Of course he was not cheating the system. He was a 5 year old boy. He had the same right to be there as every other kid. No the head only told me to watch Philip because he was a bad kid. The other staff lady told me about the severly disabled sister, the father working many and odd hours to pay the bill and the mother using every waking hour caring for the sister. The second person was trying to help but the head just want to keep Philip from causing trouble. BTW I quickly learned that most of the trouble he "caused" was started by another kid who knew Philip would be blamed.

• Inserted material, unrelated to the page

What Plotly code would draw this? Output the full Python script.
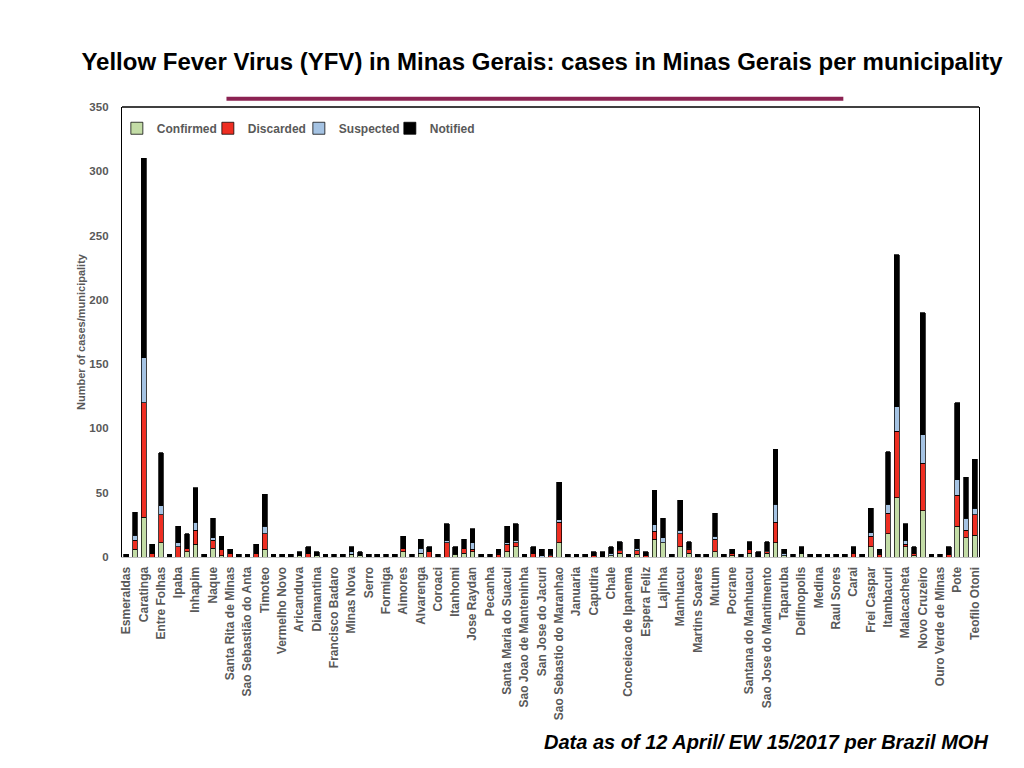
import plotly.graph_objects as go

# Municipalities shown on the axis (every other bar is labelled in the source chart)
labels = [
    "Esmeraldas", "Caratinga", "Entre Folhas", "Ipaba", "Inhapim", "Naque",
    "Santa Rita de Minas", "Sao Sebastião do Anta", "Timoteo", "Vermelho Novo",
    "Aricanduva", "Diamantina", "Francisco Badaro", "Minas Nova", "Serro",
    "Formiga", "Aimores", "Alvarenga", "Coroaci", "Itanhomi", "Jose Raydan",
    "Pecanha", "Santa Maria do Suacui", "Sao Joao de Manteninha",
    "San Jose do Jacuri", "Sao Sebastio do Maranhao", "Januaria", "Caputira",
    "Chale", "Conceicao de Ipanema", "Espera Feliz", "Lajinha", "Manhuacu",
    "Martins Soares", "Mutum", "Pocrane", "Santana do Manhuacu",
    "Sao Jose do Mantimento", "Taparuba", "Delfinopolis", "Medina",
    "Raul Sores", "Carai", "Frei Caspar", "Itambacuri", "Malacacheta",
    "Novo Cruzeiro", "Ouro Verde de Minas", "Pote", "Teofilo Otoni",
]

# 99 municipalities (bar positions 0..98); labelled ones sit at even positions
confirmed = [
    0, 6, 31, 0, 11, 0, 0, 4, 10, 0,
    7, 1, 0, 0, 0, 0, 6, 0, 0, 0,
    1, 0, 1, 0, 0, 0, 2, 1, 0, 0,
    0, 0, 4, 0, 3, 0, 0, 0, 2, 3,
    4, 0, 0, 0, 4, 8, 0, 0, 0, 0,
    11, 0, 0, 0, 0, 0, 1, 3, 0, 2,
    0, 14, 11, 0, 8, 3, 0, 0, 4, 0,
    1, 0, 3, 0, 3, 11, 1, 0, 3, 0,
    0, 0, 0, 0, 0, 0, 8, 0, 18, 46,
    8, 1, 36, 0, 0, 0, 24, 15, 17,
]
discarded = [
    0, 7, 89, 3, 22, 0, 8, 3, 11, 0,
    6, 5, 3, 0, 0, 3, 12, 0, 0, 0,
    0, 3, 0, 0, 0, 0, 0, 0, 0, 0,
    0, 0, 3, 0, 0, 4, 0, 11, 1, 4,
    2, 0, 0, 2, 6, 3, 0, 3, 0, 1,
    16, 0, 0, 0, 1, 0, 0, 2, 0, 3,
    1, 6, 0, 0, 10, 3, 0, 0, 10, 0,
    2, 0, 3, 0, 1, 16, 0, 0, 0, 0,
    0, 0, 0, 0, 3, 0, 8, 2, 16, 52,
    2, 2, 37, 0, 0, 2, 24, 6, 16,
]
suspected = [
    0, 4, 35, 0, 7, 0, 3, 0, 6, 0,
    2, 0, 0, 0, 0, 0, 6, 0, 0, 0,
    0, 0, 0, 0, 0, 0, 2, 0, 0, 0,
    0, 0, 0, 0, 4, 0, 0, 2, 0, 0,
    5, 0, 0, 1, 1, 2, 0, 0, 1, 1,
    2, 0, 0, 0, 0, 0, 2, 1, 0, 2,
    0, 5, 4, 0, 3, 1, 0, 0, 2, 0,
    0, 0, 0, 0, 1, 14, 2, 0, 0, 0,
    0, 0, 0, 0, 0, 0, 3, 1, 7, 19,
    3, 0, 22, 0, 0, 0, 12, 9, 5,
]
notified = [
    2, 18, 155, 7, 41, 2, 13, 11, 27, 2,
    15, 10, 3, 2, 2, 7, 25, 2, 2, 2,
    3, 5, 3, 2, 2, 2, 4, 3, 2, 2,
    2, 2, 9, 2, 7, 4, 2, 13, 5, 7,
    11, 2, 2, 3, 13, 13, 2, 5, 5, 4,
    29, 2, 2, 2, 3, 4, 5, 6, 2, 7,
    3, 27, 15, 2, 23, 5, 2, 2, 18, 2,
    3, 2, 6, 4, 7, 43, 3, 2, 5, 2,
    2, 2, 2, 2, 5, 2, 19, 3, 41, 118,
    13, 5, 95, 2, 2, 6, 60, 32, 38,
]

series = [
    ("Confirmed", confirmed, "#c3dca6"),
    ("Discarded", discarded, "#ee2e22"),
    ("Suspected", suspected, "#a5c3e3"),
    ("Notified", notified, "#000000"),
]

positions = list(range(len(confirmed)))
tick_positions = positions[::2]

fig = go.Figure()
for name, vals, color in series:
    fig.add_trace(go.Bar(
        x=positions, y=vals, name=name,
        marker=dict(color=color, line=dict(color="#000000", width=0.75)),
    ))

gray = "#595959"
fig.update_layout(
    width=1024, height=768,
    barmode="stack", bargap=0.45,
    plot_bgcolor="white", paper_bgcolor="white",
    margin=dict(l=121.5, r=45.3, t=107.3, b=211, autoexpand=False),
    font=dict(family="Liberation Sans, Arial, sans-serif", color=gray),
    showlegend=True,
    legend=dict(
        orientation="h", x=-0.006, y=0.985, xanchor="left", yanchor="top",
        traceorder="normal", entrywidth=46, itemwidth=30,
        font=dict(size=12, color=gray, family="Liberation Sans, Arial, sans-serif", weight="bold"),
        bgcolor="rgba(0,0,0,0)",
    ),
    title=dict(
        text="<b>Yellow Fever Virus (YFV) in Minas Gerais: cases in Minas Gerais per municipality</b>",
        x=542 / 1024, xref="container", xanchor="center",
        y=1 - 62 / 768, yref="container", yanchor="middle",
        font=dict(size=24, color="#000000", family="Liberation Sans, Arial, sans-serif"),
    ),
    xaxis=dict(
        range=[-0.5, len(positions) - 0.5],
        tickmode="array", tickvals=tick_positions, ticktext=labels,
        tickangle=-90, showgrid=False, zeroline=False,
        showline=True, linecolor="#c0c0c0", linewidth=1,
        ticks="", ticklabelstandoff=4,
        tickfont=dict(size=12, color=gray, weight="bold"),
    ),
    yaxis=dict(
        range=[0, 350], tickvals=[0, 50, 100, 150, 200, 250, 300, 350],
        showgrid=False, zeroline=False,
        showline=True, mirror=True, linecolor="#000000", linewidth=1.3,
        ticks="", ticklabelstandoff=10,
        tickfont=dict(size=11.5, color=gray, weight="bold"),
        title=dict(text="Number of cases/municipality", standoff=1,
                   font=dict(size=11, color=gray, weight="bold")),
    ),
    shapes=[
        dict(type="line", xref="paper", yref="paper", x0=0, x1=1, y0=1, y1=1,
             line=dict(color="#000000", width=1.3)),
        dict(type="line", xref="paper", yref="paper",
             x0=(226 - 121.5) / 857.2, x1=(843 - 121.5) / 857.2,
             y0=(557 - 99) / 449.7, y1=(557 - 99) / 449.7,
             line=dict(color="#8b2252", width=4)),
    ],
    annotations=[
        dict(text="<b><i>Data as of 12 April/ EW 15/2017 per Brazil MOH</i></b>",
             xref="paper", yref="paper",
             x=(990 - 121.5) / 857.2, y=(557 - 742) / 449.7,
             xanchor="right", yanchor="middle", showarrow=False,
             font=dict(size=20, color="#000000", family="Liberation Sans, Arial, sans-serif")),
    ],
)

fig.write_html("out.html", config={"displayModeBar": False},
               post_script="document.body.style.margin='0';")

Also the head pointed him out but did not tell me anything about most of the other kids. There were 60 or so kids at the center. So yes SHE was judgemental.
 
VSL said:
And so you are judging those of us in this thread who believe that the lady in the OP's post was behaving in a way that suggests that she was trying to 'work' the system.

If you make a judgement about someone (good/bad/neutral), you are being 'judgemental', as you are judging them in some way.

This is why it annoys me when people say 'oh, look at everyone judging', because they are doing exactly the same thing to the people who they are calling judgemental.

Like I said, it's human nature - you'd have to be positively angelic to not judge someone. We have bias as mere mortals.

I beleive the key word in post was "harshly". Her concern was that people were judging harshly. It would be one thing to say "I don't think that woman should be buying soda when she could have bought something with nutritional value." It is quite another thing when people go in to diatribes assuming that anyone is public assistance is cheating the system, a lousy parent, a bad person etc. And all those harsh judgments are made any time anyone talks about people on public assistance.
 
Ah. Fair enough.

I was wondering myself when the posts started just talking about people on 'benefits' (as 'tis called here in the UK) - I didn't understand. I've known plenty of people to get some kind of assistance (anyone with kids in the UK gets tax credits, I think). Maybe because of the area I live in (neither well off nor really poor) I don't see it in the real world :confused3 , although I can very well imagine people judging someone purely because they get assistance :sad2:

Just like to point out:
While I do get the impression that the lady in the OP's OP was trying to 'work' the system, I don't think that everyone in public assistance is some kind of lowlife (my mother had some kind of assistance when I was little I believe - she was a young, single mother who worked as a cleaner and we lived with my nan and her younger brother).
 
DMRick said:
How on earth can you know that she knew they were no good?
.

Ignorance is not an excuse.

The dates are clearly printed.

Along the lines of people who "didn't know" their account balances either.


All the information for that check is printed plain as day on the front.

As far as the poster you quoted---if the check is not accepted and you happen to witness the transaction--then you do know that it was not good for whatever reason.

In my experience for the most part--they didn't realizen and they read it wrong....but that is not lack of knowledge--that is failure to read carefully.

(And most who read it wrong--were very apologetic and I didn't judge them for it. Big difference of---oh, I'm sorry, I didn't realize AND I can't feed my child what do you mean you can't take it. One is nice and one is not--when one is not nice--one gets judged negatively).